Adolf Baier: Schloss Obersiebenbrunn und seine Geschichte#
Adolf Baier: Schloss Obersiebenbrunn und seine Geschichte. Verlag Berger, Horn. 102 S., ill. , € 15,-
"Das Marchfeld ist nicht nur das größte und fruchtbarste Agrarland Niederösterreichs, sondern auch Schauplatz zahlreicher Schlachten. Schloss Obersiebenbrunn nimmt in der Geschichte des Marchfelds einen besonderen Status ein, wobei das Haus Habsburg und das Geschlecht der Grafen von Kollonitz weitgehend die tragenden Säulen bilden", schreibt Adolf Baier. Der Autor absolvierte nach seiner beruflichen Laufbahn das Studium der Kultur- und Sozialanthropologie, sein Interesse an Obersiebenbrunn hat persönliche Gründe.
Der "Historische Überblick" ist kurz gehalten. "Der öde Burgstall" war ein landesfürstlicher Besitz der Babenberger. 1151 erwähnt eine Grenzbeschreibung erstmals den Edelmannssitz, der auch den Bewohnern der unmittelbaren Umgebung bei Gefahren Schutz bot. Im 14. Jahrhundert wurde an seiner Stelle ein Freihof errichtet. 1579 übernahmen die Freiherren von Herberstein das Anwesen. Durch einen Umbau entstand das frühbarocke Schloss. In der Folge kam es an die Grafen Kollonitz. Der Wiener Fürstbischof Sigismund Graf von Kollonitz kümmerte sich nicht nur um den Umbau des Schlosses. Er ließ auch die in der osmanischen Belagerung zerstörte Pfarrkirche von Obersiebenbrunn wieder errichten. Nach zwei Jahren konnte er den Neubau einweihen.
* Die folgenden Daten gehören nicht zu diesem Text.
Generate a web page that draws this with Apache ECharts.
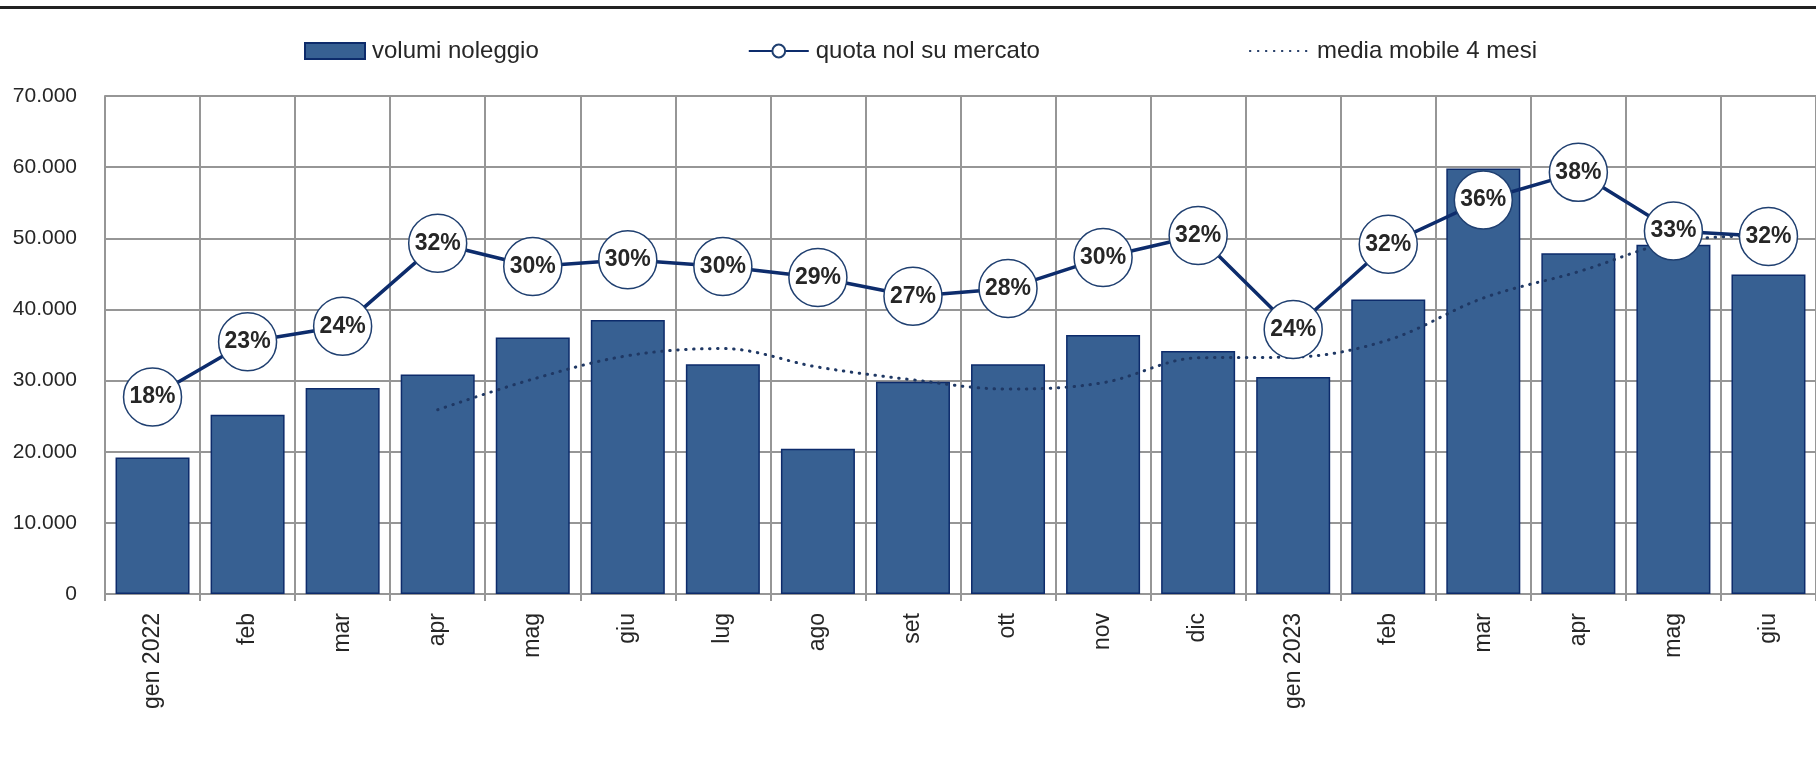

Kaiser Karl VI. erwarb die Herrschaft Obersiebenbrunn mit den Dörfern Lassee und Oberweiden und schenkte sie 1726 Prinz Eugen. Dieser ließ das Schloss nach seinem Geschmack umbauen und eine Zufahrtsstraße trassieren. Mit der Gartenanlage betraute er Dominique Girard. Er entwarf einen Park mit künstlichen Wasserläufen, auf denen man mit Booten fahren konnte, und einem Pavillon als Blickpunkt. Johann Lucas von Hildebrandt war der Architekt des Gartenhauses, das Jonas Drentwett mit Jagdmotiven ausstattete. Alle drei Künstler arbeiteten am Wiener Belvedere.
1937 richtete die katholische Schwesternkongregation "Zum guten Hirten" das in der Zwischenzeit arg vernachlässigte Kunstdenkmal für ihre Bedürfnisse ein. Bis 1973 betrieben die Schwestern einen Kindergarten und Schulen. 2001 kaufte die koptische Gemeinschaft in Österreich den Besitz. Die ägyptischen Christen begannen mit der Restaurierung. Im Kloster St. Antonius leben nun koptische Mönche, die Nebengebäude dienen kulturellen Zwecken. Der weitläufige Schlosspark wird zum Teil als solcher gepflegt zum Teil landwirtschaftlich genutzt.
Leider weckt der Titel der Abhandlung falsche Erwartungen. Über die bauliche Gestaltung des Schlosses erfährt man fast nichts. Dafür um so mehr über die Kopten, das Grafengeschlecht der Kollonitz und Prinz Eugen von Savoyen. Seine Bedeutung ist nicht nur an militärischen Erfolgen zu messen, sondern auch an seiner Aufgeschlossenheit gegenüber sozial motivierten Reformen. So zeichnet das Buch, neben ausführlicher Darstellung der Schlachten und Siege, stückweise das Bild eines unbekannten Prinzen Eugen. Er liebte es, Jagdgesellschaften nach Niederweiden einzuladen und mit den Gästen französische Konversation zu halten. Mit ausländischen Diplomaten pflegte er im Schlosspark vertrauliche Gespräche. Als größter Gutsherr im Marchfeld zeigte sich Prinz Eugen sozial. Er beschäftigte mehr als 1000 Bauern in der Landwirtschaft, hunderte Handwerker und Taglöhner bei seinen Bauprojekten. Einem Verwalter, der Arbeiter entlassen wollte, soll er entgegnet haben: "Meint Er, ich brauche vielleicht ihn ?"
"Bemerkenswert ist", bemerkt der Autor, "dass Prinz Eugen von Savoyen … in seinem Lieblingsgebet jene humanistische Lebensmaxime verdeutlichte, die sich …mit den Werten der Kopten deckt und von diesen umgesetzt wird."